火山のふもとの高校に通う富山と桜島の二人の男子高校生。火山の噴火でさびれた街は突如として活気ある温泉観光地へと変わってしまった。自分の好きだった風景が変わっていくことに微かな苛立ちを感じていた富山とそんなことを横目にとにかくモテたい桜島。二人の友情は噴火に便乗した街の祭「フンカ祭」が近づくにつれ、少しずつ変わっていく。

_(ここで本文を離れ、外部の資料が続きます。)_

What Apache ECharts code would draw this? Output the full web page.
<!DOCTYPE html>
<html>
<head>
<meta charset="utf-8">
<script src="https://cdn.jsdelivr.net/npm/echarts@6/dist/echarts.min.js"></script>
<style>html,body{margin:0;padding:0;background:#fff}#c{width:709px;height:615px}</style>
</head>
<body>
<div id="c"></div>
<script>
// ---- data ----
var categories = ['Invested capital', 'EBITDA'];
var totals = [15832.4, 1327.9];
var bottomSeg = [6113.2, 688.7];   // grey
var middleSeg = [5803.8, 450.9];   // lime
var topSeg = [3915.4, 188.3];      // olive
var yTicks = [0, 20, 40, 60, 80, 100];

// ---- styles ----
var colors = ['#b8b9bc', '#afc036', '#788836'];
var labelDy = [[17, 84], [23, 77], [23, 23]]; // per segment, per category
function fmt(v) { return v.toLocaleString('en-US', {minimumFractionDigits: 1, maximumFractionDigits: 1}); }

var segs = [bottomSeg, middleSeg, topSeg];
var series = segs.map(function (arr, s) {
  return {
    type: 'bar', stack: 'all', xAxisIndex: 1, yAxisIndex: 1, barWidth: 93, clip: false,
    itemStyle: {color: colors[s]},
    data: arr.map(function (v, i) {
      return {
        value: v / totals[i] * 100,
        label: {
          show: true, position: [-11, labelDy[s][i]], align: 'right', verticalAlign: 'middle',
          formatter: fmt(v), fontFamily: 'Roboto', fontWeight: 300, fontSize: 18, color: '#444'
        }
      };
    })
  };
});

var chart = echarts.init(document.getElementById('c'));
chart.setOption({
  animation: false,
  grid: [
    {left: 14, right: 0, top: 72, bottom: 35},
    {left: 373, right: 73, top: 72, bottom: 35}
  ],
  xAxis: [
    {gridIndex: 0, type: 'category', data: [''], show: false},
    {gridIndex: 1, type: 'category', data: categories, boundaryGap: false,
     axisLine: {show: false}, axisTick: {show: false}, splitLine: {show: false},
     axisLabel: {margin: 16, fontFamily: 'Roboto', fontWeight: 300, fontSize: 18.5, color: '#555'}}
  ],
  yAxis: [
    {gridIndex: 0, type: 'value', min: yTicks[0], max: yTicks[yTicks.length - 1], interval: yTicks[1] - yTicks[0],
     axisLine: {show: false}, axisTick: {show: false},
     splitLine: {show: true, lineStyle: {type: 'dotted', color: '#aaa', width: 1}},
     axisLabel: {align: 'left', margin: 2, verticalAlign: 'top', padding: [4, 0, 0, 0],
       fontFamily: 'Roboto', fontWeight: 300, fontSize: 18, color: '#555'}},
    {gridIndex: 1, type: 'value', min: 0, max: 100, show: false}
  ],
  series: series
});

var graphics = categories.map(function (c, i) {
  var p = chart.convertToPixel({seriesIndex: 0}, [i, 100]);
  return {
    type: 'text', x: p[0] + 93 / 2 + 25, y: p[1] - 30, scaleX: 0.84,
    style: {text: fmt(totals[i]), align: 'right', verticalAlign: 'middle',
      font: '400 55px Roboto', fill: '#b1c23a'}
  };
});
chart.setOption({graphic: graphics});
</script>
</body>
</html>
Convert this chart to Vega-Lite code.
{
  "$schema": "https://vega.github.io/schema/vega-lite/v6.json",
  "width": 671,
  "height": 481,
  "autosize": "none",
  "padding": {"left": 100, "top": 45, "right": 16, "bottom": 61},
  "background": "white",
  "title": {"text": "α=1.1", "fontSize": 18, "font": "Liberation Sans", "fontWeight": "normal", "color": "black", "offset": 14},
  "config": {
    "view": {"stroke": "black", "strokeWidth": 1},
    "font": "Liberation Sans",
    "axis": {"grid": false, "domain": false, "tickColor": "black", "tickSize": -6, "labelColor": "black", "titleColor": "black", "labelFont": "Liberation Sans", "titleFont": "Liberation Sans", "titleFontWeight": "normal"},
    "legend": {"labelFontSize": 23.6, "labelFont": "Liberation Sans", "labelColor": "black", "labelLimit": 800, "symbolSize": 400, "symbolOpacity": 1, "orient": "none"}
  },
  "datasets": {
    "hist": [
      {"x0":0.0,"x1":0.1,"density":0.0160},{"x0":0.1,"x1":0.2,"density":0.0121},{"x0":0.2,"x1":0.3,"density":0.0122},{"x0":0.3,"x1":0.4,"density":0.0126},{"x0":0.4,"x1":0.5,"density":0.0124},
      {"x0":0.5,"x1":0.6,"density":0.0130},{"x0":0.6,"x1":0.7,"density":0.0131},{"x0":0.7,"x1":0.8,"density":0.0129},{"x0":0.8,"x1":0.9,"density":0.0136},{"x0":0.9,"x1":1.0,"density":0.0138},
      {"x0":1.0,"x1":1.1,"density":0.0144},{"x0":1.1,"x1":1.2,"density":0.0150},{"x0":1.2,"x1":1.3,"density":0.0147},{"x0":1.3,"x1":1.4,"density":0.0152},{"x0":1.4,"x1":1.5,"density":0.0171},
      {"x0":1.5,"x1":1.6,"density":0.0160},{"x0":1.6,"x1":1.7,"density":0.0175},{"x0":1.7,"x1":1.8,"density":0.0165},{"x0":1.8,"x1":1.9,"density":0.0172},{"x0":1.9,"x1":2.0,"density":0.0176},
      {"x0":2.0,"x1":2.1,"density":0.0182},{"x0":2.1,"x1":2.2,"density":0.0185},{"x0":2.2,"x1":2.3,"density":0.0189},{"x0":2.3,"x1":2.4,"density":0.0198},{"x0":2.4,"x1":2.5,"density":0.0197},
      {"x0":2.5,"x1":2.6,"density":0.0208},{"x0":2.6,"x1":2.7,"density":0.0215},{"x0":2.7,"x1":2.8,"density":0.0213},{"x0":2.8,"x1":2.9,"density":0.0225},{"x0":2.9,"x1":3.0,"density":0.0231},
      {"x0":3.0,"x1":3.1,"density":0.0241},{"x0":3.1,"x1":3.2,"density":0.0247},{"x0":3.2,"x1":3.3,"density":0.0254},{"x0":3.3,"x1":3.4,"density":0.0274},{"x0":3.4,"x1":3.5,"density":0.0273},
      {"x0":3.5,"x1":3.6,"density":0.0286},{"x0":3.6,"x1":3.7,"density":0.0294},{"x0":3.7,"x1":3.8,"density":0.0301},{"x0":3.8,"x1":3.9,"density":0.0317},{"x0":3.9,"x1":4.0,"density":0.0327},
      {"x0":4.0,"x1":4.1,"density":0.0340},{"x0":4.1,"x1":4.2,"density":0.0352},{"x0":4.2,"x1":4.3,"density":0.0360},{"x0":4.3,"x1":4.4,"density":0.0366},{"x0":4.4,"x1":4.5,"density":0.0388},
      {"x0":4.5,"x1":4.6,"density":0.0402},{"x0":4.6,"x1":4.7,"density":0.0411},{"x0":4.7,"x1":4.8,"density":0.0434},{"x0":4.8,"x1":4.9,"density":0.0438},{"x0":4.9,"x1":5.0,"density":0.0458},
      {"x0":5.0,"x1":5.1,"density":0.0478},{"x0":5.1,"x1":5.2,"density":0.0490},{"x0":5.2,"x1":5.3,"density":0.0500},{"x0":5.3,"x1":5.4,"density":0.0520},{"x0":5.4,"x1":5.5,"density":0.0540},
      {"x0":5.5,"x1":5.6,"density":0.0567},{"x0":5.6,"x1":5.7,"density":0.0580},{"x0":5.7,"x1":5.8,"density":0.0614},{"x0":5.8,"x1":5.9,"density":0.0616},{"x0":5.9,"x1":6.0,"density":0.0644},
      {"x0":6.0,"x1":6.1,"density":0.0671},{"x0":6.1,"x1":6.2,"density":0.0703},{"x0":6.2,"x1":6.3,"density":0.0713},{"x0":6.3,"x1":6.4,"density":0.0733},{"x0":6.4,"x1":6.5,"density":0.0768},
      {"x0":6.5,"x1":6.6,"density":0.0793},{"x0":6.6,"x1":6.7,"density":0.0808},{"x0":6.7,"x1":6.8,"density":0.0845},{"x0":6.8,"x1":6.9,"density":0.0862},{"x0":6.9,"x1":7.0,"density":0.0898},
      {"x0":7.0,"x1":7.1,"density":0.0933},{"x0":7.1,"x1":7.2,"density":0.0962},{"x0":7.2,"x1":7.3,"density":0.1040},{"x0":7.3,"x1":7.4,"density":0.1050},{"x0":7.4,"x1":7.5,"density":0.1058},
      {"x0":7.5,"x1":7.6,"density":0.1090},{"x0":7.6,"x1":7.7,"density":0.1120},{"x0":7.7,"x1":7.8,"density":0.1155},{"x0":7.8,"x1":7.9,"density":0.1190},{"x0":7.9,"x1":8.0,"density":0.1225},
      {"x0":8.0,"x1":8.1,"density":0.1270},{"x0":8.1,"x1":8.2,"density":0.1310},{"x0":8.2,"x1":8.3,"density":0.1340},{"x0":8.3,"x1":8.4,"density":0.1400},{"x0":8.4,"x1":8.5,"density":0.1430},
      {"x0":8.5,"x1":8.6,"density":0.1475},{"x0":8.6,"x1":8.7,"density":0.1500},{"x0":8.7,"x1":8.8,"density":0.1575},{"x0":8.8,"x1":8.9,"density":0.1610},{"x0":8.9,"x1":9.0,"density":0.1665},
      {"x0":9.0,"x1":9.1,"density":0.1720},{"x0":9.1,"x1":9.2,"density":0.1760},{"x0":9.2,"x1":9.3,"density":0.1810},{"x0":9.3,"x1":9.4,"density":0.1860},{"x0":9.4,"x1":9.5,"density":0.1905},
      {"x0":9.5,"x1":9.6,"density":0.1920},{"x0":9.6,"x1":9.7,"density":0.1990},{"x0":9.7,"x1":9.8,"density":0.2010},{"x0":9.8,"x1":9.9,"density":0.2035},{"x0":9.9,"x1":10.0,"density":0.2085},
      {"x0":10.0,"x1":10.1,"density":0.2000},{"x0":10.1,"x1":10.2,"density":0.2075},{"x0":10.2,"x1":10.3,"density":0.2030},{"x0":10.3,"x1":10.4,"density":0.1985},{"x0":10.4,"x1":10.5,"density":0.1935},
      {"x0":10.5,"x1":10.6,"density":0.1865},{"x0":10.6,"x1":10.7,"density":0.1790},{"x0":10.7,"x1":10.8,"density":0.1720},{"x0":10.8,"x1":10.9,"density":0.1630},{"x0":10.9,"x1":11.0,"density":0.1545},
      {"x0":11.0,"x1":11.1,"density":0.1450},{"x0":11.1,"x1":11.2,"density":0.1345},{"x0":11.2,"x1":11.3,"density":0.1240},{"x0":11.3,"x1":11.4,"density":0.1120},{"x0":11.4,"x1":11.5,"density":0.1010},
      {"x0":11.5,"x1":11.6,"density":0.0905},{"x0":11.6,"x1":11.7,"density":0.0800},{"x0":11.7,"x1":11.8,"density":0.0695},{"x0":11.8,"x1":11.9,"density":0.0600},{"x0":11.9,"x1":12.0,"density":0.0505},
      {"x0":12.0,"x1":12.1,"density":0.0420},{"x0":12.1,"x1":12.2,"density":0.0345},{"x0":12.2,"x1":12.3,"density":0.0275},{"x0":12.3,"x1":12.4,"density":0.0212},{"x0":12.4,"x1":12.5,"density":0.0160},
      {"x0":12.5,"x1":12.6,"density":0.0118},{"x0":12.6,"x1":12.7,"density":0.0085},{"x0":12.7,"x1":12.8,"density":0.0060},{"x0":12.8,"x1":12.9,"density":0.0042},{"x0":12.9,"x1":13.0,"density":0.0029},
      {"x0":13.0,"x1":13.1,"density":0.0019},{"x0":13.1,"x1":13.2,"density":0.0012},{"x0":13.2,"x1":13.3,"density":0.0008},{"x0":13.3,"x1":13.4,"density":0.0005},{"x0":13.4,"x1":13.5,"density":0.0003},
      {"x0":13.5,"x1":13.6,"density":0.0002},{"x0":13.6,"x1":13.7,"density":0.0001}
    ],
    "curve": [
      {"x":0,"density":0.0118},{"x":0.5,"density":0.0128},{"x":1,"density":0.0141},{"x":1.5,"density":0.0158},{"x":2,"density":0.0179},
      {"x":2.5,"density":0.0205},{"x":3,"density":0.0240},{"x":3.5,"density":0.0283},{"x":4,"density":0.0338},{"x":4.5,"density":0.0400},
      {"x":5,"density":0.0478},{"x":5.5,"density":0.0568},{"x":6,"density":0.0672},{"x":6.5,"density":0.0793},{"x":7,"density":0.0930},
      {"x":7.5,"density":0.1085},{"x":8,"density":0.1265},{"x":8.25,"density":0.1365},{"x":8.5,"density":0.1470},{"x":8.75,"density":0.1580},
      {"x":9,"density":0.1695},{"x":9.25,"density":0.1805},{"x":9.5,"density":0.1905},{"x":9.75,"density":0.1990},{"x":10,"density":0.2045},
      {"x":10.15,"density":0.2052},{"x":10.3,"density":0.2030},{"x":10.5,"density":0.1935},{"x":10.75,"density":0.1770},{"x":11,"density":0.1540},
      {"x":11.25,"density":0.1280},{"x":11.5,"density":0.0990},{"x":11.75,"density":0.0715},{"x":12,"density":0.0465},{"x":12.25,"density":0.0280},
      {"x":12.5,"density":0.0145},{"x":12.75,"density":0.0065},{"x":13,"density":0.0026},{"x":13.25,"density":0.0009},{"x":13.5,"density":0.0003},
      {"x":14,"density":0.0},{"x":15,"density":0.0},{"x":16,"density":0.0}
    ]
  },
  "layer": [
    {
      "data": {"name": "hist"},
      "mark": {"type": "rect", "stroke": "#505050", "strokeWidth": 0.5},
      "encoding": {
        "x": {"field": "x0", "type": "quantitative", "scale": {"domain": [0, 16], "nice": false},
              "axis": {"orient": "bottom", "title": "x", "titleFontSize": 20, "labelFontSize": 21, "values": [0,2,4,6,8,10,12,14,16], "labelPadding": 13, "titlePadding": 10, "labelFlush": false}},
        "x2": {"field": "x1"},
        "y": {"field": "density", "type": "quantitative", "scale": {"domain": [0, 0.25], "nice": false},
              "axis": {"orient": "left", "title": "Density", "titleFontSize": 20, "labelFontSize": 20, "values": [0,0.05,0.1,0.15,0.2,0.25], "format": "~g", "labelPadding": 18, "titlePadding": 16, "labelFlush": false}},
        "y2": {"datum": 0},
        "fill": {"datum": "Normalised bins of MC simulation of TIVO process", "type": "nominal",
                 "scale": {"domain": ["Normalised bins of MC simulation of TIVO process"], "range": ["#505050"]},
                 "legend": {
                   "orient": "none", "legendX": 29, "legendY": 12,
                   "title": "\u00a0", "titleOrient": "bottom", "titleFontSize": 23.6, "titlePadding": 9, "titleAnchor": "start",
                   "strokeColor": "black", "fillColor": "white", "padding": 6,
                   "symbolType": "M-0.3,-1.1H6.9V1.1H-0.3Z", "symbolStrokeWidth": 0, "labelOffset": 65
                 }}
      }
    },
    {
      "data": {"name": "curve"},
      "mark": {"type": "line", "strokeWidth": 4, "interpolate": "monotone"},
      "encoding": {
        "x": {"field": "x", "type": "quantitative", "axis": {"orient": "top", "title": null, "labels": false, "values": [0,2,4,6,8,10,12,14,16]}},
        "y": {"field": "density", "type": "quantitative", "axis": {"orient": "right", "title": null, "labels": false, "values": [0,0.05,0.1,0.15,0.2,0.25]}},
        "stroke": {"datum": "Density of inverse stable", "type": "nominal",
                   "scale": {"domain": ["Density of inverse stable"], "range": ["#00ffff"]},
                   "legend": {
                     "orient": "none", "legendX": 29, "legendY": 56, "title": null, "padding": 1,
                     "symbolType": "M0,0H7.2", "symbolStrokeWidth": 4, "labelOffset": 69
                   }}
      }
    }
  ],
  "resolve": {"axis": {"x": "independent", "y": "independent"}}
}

自分の好きな場所や仲の良い友達との距離が変わっていく時って、寂しさとか焦りとか色々押し寄せてきて「うわーーーーー!!!」ってなる。でも変わらないものをあったりするから人生わからない。
余談だけど、真造圭伍先生と谷口菜津子先生がご夫婦だと知って、驚いたと同時に一読者として何か同じ価値観で生きている姿を作品から感じ取れた気もして、嬉しかった。


3月のライオン 16巻 / 羽海野チカ(白泉社)

待ちわびていた新刊。『3月のライオン』は冬(これから寒さが厳しくなる季節)のイメージが強くて、冬以外の季節に読むと早く冬になってくれと思ってしまう。今回は年末年始の桐山くんや川本家が描かれていて余計にそう思った。桐山くんとひなちゃんの恋人と呼ぶにはあまりにも未熟で、家族と呼ぶのも少し背伸びしているような、お互いに相手を慮る関係が素敵すぎて涙が出そうになりながら読んだ(毎回だいたいそんな感じ)。
あと「便利炒め」のネーミングにはやられた。ズルい。島田研だらけの獅子王戦トーナメントの行方も気になるし、次の17巻が今から楽しみで仕方がない。